Stated task:
Emit a verbatim copy of the lines below from the line with "Convert this chart" through the line with "import pandas as pd", excluding pictures and everything outside that range.

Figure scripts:
##########

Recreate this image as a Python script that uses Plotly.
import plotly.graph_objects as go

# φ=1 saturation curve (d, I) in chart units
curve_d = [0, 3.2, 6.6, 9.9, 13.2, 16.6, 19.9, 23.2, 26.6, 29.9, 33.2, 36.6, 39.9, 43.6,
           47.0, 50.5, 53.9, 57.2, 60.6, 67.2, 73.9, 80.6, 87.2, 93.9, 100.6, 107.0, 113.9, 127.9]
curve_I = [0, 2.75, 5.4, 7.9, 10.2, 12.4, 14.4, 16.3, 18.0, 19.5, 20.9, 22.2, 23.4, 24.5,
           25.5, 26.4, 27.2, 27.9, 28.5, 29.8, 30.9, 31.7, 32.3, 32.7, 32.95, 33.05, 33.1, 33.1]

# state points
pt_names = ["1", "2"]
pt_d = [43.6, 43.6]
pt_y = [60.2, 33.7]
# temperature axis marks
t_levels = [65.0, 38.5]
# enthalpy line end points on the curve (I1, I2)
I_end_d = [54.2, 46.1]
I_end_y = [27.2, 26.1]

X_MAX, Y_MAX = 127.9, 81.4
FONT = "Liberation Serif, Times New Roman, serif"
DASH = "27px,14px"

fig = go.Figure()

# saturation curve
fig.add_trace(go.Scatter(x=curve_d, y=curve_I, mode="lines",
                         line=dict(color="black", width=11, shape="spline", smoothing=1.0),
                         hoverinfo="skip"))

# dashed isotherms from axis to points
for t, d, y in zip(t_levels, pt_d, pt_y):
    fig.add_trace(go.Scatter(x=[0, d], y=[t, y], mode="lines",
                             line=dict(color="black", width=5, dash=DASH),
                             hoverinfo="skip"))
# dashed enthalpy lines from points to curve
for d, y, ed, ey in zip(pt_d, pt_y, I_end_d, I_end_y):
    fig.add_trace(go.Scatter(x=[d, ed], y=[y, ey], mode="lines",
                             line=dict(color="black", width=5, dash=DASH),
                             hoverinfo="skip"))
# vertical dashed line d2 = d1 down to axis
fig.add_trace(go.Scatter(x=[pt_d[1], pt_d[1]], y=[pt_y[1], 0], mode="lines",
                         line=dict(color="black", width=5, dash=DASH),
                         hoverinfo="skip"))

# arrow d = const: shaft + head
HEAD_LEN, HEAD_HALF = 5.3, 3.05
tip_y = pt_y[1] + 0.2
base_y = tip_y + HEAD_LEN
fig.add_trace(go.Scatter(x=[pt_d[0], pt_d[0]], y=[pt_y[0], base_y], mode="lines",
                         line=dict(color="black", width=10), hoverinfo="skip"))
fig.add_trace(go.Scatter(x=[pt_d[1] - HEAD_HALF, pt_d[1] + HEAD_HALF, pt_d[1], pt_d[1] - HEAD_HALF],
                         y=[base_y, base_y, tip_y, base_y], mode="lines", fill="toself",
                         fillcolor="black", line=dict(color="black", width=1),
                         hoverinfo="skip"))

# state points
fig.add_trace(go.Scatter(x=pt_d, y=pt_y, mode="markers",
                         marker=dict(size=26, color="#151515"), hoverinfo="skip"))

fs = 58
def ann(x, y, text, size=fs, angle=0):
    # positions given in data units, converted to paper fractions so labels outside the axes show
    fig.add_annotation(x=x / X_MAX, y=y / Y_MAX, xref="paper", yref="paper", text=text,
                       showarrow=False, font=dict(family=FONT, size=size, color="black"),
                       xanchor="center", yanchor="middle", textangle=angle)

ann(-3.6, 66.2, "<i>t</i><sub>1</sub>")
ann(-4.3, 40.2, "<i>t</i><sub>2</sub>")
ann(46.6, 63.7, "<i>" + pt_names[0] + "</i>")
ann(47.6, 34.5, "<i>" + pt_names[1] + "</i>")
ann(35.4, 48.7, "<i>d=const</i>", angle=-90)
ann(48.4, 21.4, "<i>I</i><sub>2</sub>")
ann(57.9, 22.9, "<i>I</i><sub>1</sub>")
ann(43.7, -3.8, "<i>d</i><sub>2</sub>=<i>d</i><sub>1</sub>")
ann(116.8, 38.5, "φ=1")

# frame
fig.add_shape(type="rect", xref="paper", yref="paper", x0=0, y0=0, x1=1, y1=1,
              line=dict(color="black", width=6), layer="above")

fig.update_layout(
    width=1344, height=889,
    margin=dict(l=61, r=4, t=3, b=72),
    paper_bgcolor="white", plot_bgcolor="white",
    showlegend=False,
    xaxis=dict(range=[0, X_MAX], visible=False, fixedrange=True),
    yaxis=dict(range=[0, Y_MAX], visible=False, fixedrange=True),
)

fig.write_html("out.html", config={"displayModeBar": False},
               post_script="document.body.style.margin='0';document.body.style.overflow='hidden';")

##########

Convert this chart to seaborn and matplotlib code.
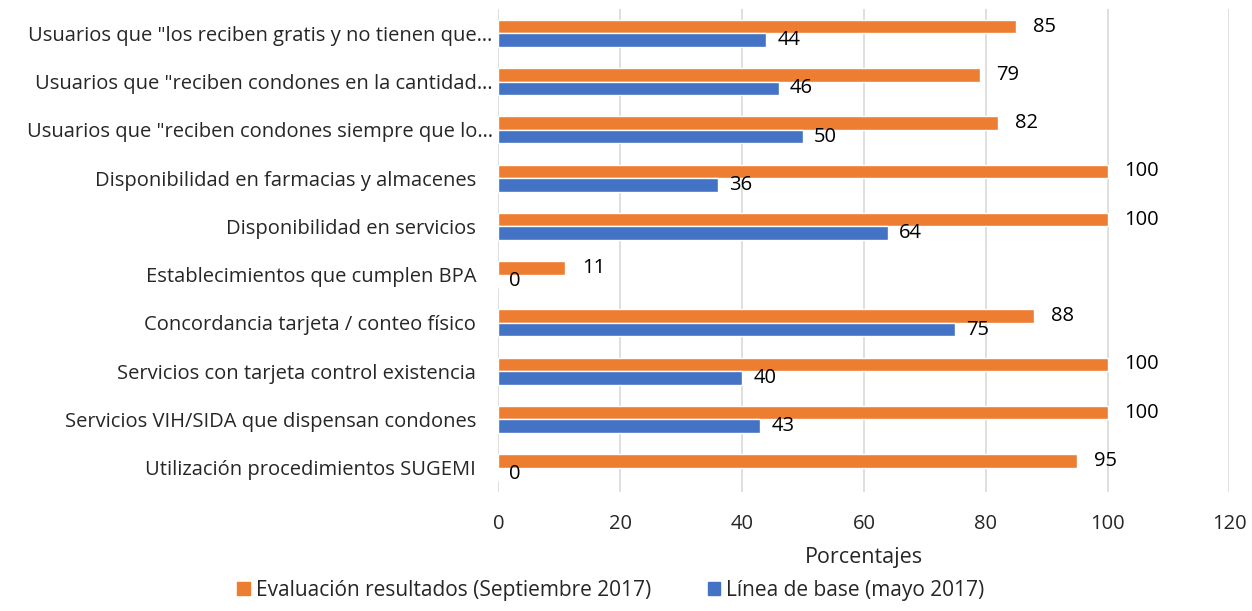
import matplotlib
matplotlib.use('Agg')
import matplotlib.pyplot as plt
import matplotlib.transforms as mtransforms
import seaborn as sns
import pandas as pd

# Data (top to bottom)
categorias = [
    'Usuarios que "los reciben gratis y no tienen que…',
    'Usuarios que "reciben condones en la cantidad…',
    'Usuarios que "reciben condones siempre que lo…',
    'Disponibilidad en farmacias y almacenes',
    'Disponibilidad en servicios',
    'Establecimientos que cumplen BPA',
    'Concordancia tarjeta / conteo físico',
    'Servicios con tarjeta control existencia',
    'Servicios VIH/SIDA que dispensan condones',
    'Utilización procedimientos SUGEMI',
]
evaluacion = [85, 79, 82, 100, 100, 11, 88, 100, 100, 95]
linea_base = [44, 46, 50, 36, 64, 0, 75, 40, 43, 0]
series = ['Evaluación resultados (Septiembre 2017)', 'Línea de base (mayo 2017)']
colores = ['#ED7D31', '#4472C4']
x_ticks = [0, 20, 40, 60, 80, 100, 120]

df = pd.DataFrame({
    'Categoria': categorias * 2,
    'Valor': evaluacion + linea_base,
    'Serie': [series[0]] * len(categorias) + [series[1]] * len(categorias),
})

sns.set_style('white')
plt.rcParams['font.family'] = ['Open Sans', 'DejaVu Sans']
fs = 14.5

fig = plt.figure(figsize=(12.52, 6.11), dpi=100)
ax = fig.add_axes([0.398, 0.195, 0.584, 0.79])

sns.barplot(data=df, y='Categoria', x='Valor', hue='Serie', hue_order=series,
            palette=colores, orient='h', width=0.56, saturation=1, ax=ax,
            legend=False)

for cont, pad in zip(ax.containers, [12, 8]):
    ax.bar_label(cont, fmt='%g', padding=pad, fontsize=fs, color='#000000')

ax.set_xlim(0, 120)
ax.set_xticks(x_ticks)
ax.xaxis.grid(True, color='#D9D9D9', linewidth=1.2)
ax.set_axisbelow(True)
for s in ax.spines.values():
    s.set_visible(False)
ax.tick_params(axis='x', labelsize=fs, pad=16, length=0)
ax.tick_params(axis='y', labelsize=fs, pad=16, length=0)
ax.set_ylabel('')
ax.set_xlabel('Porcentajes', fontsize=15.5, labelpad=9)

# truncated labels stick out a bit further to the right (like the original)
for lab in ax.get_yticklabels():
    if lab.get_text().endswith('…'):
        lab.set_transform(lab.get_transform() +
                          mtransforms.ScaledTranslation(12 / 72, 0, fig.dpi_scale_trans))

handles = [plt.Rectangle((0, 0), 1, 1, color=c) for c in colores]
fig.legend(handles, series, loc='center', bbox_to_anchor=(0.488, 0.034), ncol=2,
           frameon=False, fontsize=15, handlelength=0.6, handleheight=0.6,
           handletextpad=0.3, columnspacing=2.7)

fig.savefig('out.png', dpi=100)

##########

Task output:
Convert this chart to seaborn and matplotlib code.
import matplotlib
matplotlib.use('Agg')
import matplotlib.pyplot as plt
import matplotlib.transforms as mtransforms
import seaborn as sns
import pandas as pd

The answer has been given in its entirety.